L’antisémitisme belge est structuré, selon Joël Kotek, en trois couches. L’antisémitisme primaire correspond à l’antisémitisme traditionnel européen. L’antisémitisme secondaire renvoie à un processus plus pernicieux : l’instrumentalisation de la mémoire de la Shoah pour disqualifier les Juifs d’aujourd’hui. Dit plus simplement, on ne pardonne pas aux Juifs la Shoah, c’est-à-dire qu’on leur reproche la culpabilité qu’elle fait peser sur la conscience européenne. Israël joue un rôle prépondérant dans cette perspective : les Juifs se révèlent également être des nazis. Donc, un partout, balle au centre… L’antisémitisme tertiaire, enfin, qui s’appuie là encore sur des rhétoriques antisionistes à visée électorale. Je signalerais sur ce dernier point l’ouvrage de Hamza Esmili (La cité des musulmans, éditions Amsterdam, 2025) qui souligne la prépondérance de facteurs sociologiques et historiques dans l’antisémitisme de l’immigration post-coloniale plutôt que théologiques (l’immigration post-coloniale voit dans les Juifs le Même qui, lui, a réussi).

L’idée est la suivante : en Flandre, l’antisémitisme primaire et secondaire y sont plus prépondérants. Pour cause, la Flandre a un passé collaborationniste plus marqué. Brusselmans permet d’exorciser cette honte.

« Les Juifs en Belgique sont dans une situation de fragilité, de menace », vous dit Patrick Charlier, le directeur de l’agence interfédérale de lutte contre les discriminations. Leur situation est-elle encore plus « fragile » qu’en France ou dans d’autres pays d’Europe ?
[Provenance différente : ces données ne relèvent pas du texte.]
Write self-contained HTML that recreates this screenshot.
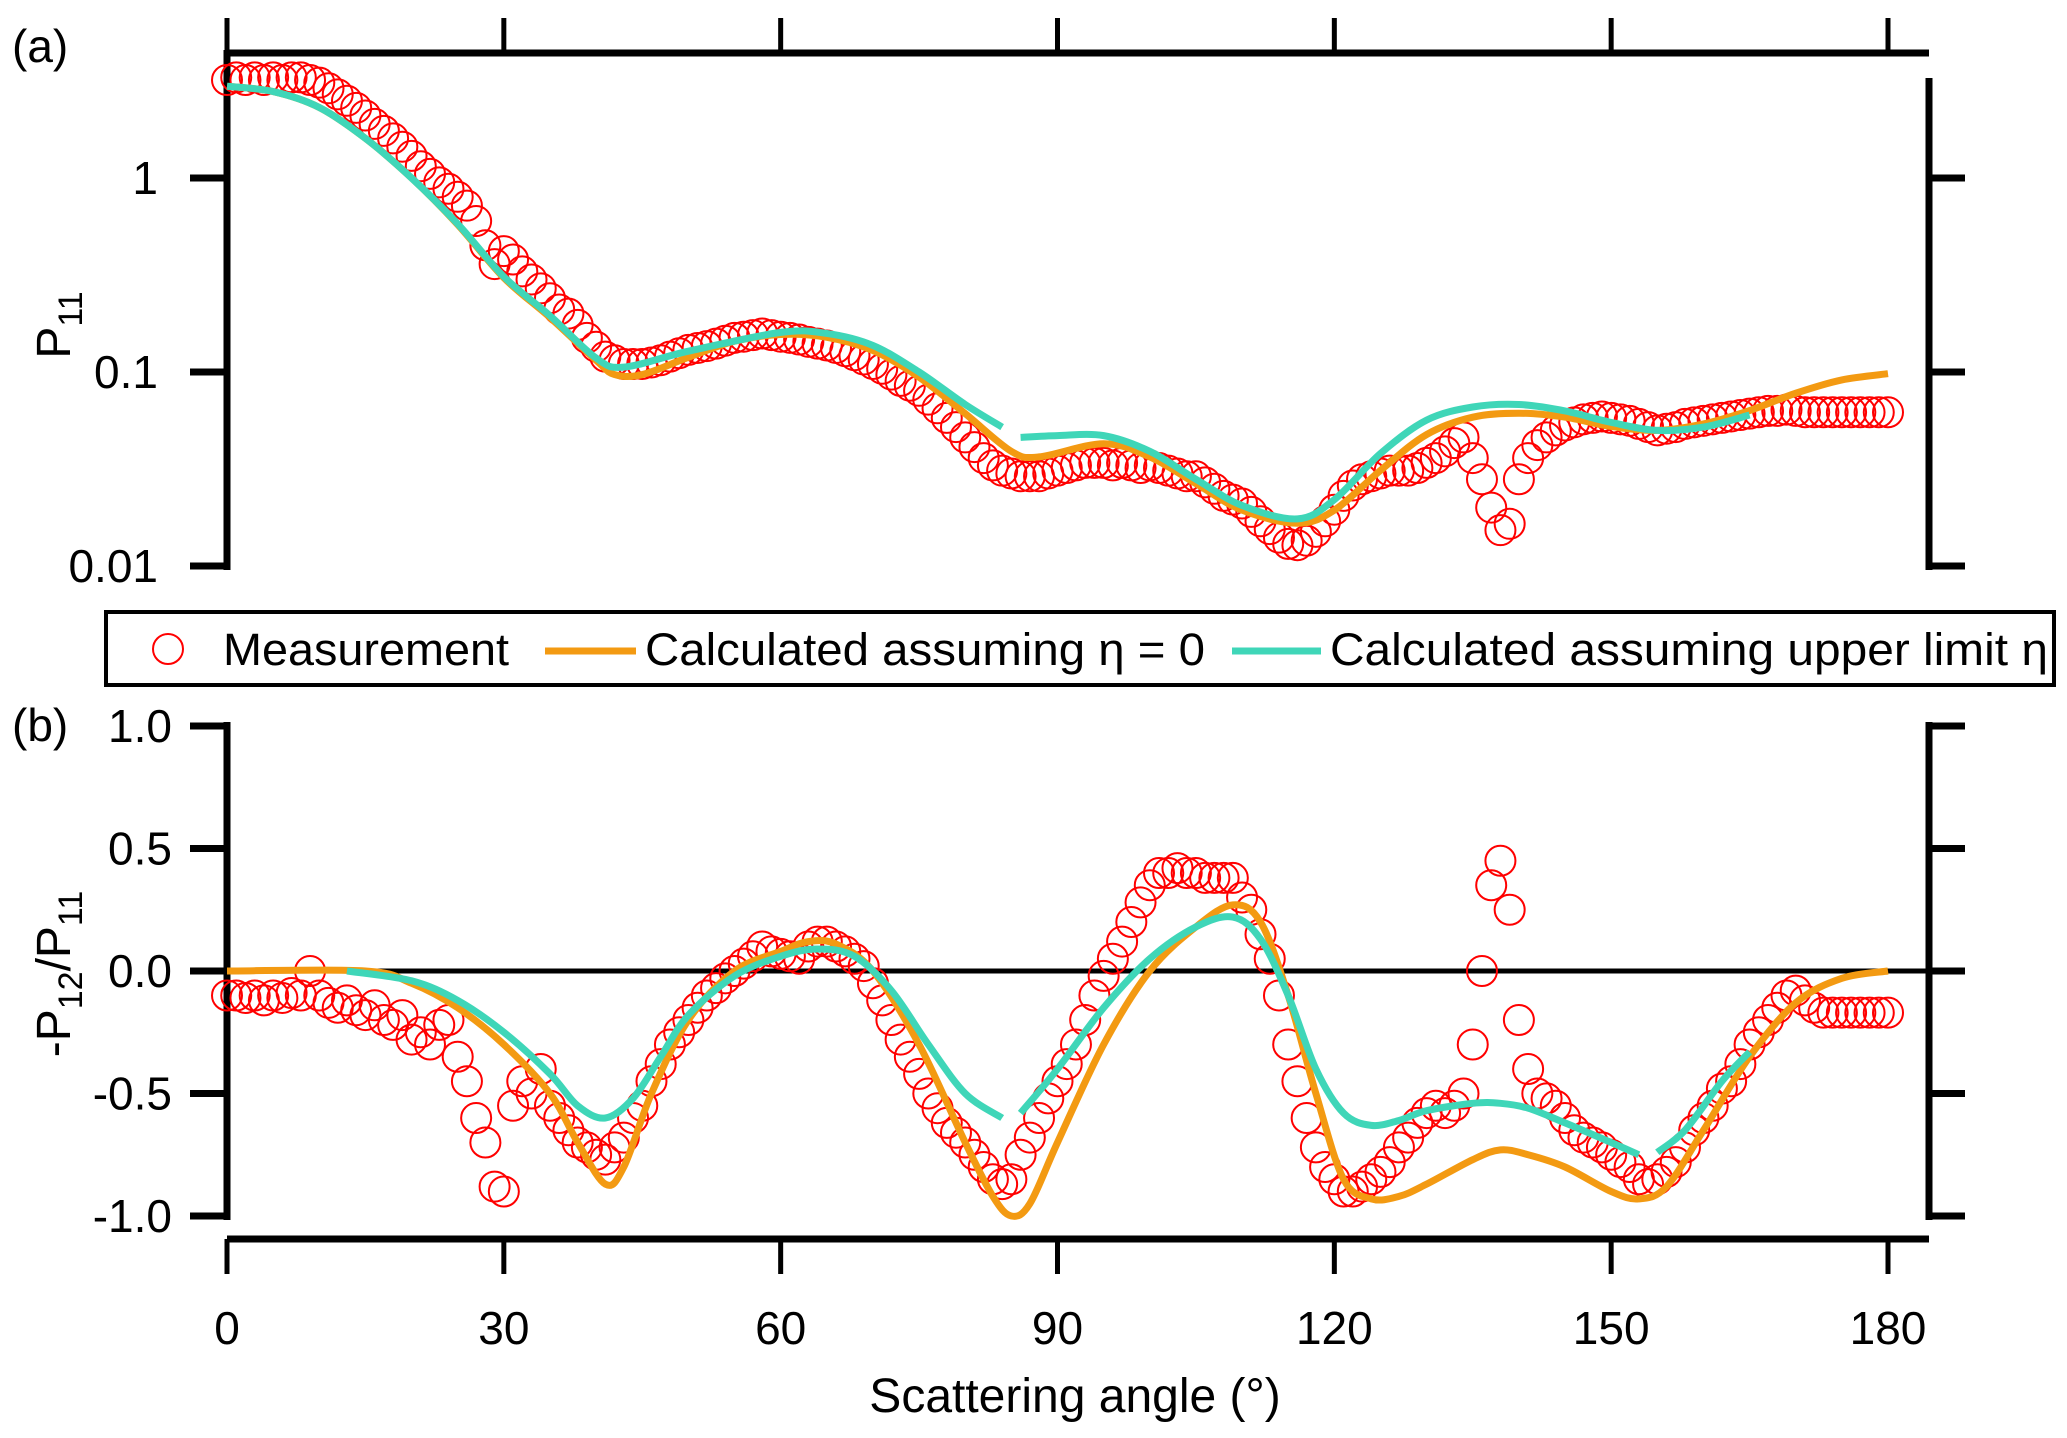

La situation est difficile, c’est certain. On compte deux communautés majeures en Belgique : la communauté juive laïque de Bruxelles et celle plus orthodoxe d’Anvers. Elles sont petites et, en particulier pour celle de Bruxelles, semblent se désagréger – même si on notera une vie juive parmi la jeunesse assez dynamique.

J’ai été par exemple frappé par la quasi-inexistence de restaurant kasher au sein d’une capitale européenne comme Bruxelles ; ils se comptent littéralement sur les doigts d’une main. Loin d’être un détail trivial ou la simple complainte de mon estomac, c’est un élément signifiant sur la vitalité d’une communauté. L’affaire Brusselmans a meurtri la communauté juive, qui a été extrêmement choquée par la violence des propos tenus.

Avez-vous rencontré des difficultés pour mener votre enquête ?

Je voudrais faire du sensationnalisme que je ne pourrais pas : mon enquête s’est très bien déroulée. Tous les acteurs rencontrés ont joué le jeu de la transparence. A noter simplement l’absence totale de réponse du MRAX, mouvement antiraciste belge, qui n’a pas cru bon de considérer mes diverses sollicitations. Bruxelles, ma belle, chantait Dick Annegarn : souhaitons qu’elle puisse continuer à être belle, avec ses Juifs.